GIVEN INSTRUCTION
Below are some records. Pull every line that contains the word "React".

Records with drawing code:
= = = = = = =

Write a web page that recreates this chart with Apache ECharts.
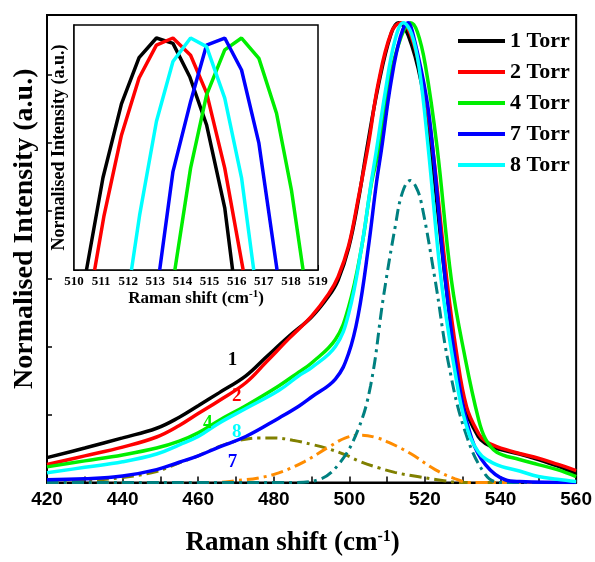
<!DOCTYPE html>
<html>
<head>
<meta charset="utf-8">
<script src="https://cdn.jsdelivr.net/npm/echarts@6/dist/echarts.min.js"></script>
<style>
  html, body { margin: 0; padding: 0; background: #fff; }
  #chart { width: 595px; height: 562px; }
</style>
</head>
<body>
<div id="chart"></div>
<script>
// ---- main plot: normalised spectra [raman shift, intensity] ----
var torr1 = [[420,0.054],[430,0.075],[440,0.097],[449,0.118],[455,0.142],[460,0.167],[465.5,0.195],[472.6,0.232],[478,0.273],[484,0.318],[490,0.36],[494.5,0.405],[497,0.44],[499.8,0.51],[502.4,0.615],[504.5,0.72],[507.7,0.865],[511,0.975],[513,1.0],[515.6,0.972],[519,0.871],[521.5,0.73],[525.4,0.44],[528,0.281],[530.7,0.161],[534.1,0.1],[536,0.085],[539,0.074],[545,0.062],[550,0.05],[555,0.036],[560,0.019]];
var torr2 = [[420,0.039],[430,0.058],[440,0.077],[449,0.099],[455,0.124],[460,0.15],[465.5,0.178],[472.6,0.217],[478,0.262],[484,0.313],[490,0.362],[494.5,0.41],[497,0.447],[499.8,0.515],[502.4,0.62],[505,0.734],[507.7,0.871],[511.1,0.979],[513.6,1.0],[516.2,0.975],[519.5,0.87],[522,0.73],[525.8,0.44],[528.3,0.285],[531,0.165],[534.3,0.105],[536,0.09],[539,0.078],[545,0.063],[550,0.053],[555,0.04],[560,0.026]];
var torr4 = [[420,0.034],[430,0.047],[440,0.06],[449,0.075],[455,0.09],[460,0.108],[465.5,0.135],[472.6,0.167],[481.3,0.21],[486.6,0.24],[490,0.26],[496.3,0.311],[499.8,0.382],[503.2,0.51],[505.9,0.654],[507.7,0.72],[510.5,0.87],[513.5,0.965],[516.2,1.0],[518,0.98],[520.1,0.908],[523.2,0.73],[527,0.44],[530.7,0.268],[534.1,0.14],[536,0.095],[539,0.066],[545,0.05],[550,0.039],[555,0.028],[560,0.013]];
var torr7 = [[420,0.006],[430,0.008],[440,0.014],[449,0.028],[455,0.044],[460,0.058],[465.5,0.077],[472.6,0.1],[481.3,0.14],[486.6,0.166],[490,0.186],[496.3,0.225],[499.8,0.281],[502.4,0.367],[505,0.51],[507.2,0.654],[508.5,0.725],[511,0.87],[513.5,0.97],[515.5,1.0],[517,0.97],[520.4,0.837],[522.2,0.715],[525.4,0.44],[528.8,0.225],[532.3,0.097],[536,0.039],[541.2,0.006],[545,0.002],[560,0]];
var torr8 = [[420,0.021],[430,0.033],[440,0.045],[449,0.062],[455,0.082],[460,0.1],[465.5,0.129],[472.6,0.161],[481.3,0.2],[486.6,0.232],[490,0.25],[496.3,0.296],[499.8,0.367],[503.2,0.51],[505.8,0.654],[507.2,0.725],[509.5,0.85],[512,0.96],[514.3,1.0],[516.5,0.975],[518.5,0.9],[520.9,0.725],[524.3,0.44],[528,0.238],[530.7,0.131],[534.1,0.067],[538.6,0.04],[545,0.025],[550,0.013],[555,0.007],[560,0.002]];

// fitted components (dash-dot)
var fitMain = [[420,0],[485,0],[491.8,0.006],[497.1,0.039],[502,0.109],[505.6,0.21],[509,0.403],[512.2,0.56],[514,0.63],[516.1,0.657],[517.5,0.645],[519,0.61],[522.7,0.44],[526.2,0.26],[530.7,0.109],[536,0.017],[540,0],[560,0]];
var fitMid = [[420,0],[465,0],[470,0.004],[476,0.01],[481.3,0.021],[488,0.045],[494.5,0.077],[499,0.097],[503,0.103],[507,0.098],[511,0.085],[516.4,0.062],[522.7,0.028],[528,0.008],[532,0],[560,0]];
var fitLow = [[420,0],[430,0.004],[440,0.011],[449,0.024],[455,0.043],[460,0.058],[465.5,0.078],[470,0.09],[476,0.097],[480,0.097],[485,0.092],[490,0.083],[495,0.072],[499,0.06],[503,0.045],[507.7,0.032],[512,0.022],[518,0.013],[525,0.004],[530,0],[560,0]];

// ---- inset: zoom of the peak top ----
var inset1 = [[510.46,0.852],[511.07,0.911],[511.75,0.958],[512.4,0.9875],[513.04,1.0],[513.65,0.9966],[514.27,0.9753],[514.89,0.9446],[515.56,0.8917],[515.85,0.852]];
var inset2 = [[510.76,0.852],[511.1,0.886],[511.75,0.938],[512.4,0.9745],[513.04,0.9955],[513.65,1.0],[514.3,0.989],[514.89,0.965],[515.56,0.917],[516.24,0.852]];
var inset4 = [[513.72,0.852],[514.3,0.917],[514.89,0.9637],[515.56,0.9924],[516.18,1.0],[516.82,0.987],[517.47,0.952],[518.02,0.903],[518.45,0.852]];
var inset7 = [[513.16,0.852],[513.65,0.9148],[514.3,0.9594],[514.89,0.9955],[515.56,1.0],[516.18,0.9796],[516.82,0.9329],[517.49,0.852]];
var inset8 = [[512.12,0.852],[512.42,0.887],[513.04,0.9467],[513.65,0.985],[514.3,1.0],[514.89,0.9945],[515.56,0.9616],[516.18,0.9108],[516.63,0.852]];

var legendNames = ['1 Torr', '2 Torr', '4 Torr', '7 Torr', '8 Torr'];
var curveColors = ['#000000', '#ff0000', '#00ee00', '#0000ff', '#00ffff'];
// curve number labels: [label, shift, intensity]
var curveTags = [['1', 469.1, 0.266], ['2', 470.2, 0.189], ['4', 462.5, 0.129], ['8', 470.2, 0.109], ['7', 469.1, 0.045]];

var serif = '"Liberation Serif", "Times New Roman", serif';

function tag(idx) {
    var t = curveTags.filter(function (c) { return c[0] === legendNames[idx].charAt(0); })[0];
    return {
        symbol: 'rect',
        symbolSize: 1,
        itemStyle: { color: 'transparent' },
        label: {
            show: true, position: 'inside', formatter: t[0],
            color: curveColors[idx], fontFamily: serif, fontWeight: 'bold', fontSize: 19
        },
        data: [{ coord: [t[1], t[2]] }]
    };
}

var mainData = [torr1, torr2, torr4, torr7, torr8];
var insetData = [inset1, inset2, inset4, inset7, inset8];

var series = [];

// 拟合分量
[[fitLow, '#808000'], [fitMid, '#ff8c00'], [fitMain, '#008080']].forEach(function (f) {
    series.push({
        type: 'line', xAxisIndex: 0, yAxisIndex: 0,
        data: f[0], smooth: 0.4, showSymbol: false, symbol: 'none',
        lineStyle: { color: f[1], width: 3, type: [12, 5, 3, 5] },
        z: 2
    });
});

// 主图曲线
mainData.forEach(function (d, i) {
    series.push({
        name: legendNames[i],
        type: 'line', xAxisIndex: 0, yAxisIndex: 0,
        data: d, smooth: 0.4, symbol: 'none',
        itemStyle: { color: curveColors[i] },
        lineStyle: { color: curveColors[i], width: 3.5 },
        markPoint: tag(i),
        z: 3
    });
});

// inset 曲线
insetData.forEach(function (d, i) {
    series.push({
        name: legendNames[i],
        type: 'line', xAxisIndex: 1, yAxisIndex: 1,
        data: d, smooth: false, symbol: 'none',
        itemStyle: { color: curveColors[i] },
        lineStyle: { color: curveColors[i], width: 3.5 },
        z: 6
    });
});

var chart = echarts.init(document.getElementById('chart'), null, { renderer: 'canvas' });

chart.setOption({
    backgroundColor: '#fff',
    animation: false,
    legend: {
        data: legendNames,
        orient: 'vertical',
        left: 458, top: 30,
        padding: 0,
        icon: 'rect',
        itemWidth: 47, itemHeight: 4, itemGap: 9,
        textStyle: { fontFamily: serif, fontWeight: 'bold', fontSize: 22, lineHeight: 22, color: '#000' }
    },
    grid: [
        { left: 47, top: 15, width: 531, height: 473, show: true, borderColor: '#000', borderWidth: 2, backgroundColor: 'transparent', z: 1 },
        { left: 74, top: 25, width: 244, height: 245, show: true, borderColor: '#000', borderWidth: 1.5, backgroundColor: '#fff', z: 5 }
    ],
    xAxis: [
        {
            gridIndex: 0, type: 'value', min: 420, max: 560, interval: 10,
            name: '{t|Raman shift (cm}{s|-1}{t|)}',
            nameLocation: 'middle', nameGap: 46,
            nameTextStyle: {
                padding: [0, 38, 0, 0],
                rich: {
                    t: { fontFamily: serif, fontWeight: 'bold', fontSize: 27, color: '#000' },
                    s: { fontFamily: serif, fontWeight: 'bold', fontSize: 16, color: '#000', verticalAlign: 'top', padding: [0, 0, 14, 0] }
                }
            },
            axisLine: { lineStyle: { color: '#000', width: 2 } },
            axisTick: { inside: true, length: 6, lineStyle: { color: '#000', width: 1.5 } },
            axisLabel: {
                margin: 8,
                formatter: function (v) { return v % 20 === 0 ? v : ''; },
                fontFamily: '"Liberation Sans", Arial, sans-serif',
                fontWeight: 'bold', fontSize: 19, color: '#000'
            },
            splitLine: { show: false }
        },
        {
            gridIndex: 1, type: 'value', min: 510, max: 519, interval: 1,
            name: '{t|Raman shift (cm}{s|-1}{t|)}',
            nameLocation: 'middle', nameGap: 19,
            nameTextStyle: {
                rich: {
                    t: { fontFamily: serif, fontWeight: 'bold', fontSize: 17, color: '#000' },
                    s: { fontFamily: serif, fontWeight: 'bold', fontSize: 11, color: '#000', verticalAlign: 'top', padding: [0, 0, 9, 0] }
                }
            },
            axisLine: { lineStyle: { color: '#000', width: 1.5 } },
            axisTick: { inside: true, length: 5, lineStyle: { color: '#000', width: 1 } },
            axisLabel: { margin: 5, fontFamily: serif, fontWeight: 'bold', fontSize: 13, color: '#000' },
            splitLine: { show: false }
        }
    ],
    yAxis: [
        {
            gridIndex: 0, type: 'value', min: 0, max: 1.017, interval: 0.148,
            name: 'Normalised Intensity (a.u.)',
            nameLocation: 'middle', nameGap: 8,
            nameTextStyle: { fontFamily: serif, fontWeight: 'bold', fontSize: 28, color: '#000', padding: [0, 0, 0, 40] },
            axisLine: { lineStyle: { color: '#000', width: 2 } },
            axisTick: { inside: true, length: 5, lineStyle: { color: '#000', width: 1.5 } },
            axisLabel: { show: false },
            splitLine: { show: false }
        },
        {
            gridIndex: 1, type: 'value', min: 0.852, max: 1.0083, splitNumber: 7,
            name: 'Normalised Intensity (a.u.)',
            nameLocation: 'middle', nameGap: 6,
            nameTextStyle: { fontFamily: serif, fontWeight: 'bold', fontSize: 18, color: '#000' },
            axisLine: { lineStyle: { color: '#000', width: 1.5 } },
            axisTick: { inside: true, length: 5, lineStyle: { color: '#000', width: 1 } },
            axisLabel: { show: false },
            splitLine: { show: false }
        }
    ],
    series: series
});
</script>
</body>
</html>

= = = = = = =

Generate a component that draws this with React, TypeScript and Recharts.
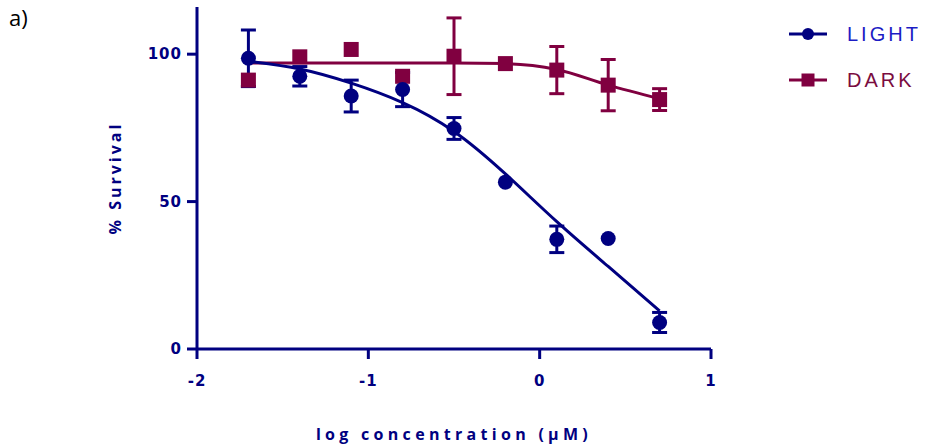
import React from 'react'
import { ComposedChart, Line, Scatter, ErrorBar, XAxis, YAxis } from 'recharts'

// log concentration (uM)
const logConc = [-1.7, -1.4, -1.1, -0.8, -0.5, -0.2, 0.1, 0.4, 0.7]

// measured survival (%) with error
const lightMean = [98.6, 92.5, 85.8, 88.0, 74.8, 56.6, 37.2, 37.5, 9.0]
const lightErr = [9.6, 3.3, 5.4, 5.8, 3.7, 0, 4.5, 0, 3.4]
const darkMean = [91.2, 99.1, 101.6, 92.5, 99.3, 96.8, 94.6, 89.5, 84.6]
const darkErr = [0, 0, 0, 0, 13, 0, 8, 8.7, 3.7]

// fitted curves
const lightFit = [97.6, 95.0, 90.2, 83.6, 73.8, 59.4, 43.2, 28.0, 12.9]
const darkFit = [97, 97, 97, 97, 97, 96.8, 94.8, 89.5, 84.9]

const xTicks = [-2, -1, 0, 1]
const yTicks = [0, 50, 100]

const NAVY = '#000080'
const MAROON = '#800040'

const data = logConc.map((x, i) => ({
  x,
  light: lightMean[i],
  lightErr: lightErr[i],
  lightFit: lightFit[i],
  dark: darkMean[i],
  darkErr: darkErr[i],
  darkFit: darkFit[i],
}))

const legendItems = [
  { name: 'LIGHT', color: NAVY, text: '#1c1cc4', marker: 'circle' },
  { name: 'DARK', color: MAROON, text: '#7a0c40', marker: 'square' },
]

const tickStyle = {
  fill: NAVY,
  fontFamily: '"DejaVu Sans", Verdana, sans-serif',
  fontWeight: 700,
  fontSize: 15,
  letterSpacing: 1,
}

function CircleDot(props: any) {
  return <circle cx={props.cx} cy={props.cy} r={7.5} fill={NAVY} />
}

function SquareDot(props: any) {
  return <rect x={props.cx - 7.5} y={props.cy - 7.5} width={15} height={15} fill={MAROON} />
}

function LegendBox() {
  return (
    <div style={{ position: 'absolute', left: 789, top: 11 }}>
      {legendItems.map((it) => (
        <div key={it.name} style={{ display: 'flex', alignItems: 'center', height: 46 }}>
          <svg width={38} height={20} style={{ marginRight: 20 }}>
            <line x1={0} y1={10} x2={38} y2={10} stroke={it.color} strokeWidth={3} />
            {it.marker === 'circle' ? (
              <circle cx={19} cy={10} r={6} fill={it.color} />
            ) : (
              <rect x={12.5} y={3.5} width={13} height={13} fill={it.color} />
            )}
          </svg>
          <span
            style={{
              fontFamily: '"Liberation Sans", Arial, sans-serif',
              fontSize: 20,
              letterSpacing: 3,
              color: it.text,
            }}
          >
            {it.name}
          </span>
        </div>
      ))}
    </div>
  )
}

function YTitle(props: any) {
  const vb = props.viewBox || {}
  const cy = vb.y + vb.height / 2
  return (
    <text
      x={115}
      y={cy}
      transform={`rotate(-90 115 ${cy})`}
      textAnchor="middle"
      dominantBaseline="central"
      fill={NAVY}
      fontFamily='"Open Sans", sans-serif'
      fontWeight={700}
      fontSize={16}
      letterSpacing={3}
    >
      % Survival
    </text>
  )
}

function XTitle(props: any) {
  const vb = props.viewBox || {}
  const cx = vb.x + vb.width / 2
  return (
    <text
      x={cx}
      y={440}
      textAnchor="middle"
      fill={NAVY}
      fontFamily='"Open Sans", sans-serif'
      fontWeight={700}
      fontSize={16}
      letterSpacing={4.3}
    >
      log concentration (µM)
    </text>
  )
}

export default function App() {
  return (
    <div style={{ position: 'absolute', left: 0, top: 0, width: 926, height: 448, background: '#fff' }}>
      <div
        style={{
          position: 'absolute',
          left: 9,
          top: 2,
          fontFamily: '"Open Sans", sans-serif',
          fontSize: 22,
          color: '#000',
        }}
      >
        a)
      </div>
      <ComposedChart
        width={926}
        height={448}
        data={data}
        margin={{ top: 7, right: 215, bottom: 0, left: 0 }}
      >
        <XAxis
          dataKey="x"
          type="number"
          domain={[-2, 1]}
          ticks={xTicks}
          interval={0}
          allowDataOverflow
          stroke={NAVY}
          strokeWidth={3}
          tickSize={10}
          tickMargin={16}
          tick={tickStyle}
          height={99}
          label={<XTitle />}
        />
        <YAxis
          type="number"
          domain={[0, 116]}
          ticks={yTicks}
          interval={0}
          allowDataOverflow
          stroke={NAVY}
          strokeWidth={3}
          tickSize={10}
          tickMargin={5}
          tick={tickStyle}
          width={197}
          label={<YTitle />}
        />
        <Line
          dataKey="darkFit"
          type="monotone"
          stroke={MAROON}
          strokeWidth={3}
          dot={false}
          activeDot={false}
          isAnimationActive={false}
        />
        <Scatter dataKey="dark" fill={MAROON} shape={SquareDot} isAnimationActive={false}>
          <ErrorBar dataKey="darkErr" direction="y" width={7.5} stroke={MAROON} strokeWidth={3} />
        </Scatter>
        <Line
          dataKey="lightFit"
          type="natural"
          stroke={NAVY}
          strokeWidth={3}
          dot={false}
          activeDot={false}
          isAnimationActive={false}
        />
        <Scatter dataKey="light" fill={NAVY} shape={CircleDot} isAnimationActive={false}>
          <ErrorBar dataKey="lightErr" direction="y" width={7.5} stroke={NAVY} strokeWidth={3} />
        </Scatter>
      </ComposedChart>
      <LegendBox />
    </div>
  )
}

= = = = = = =

EXERCISE ANSWER
Generate a component that draws this with React, TypeScript and Recharts.
import React from 'react'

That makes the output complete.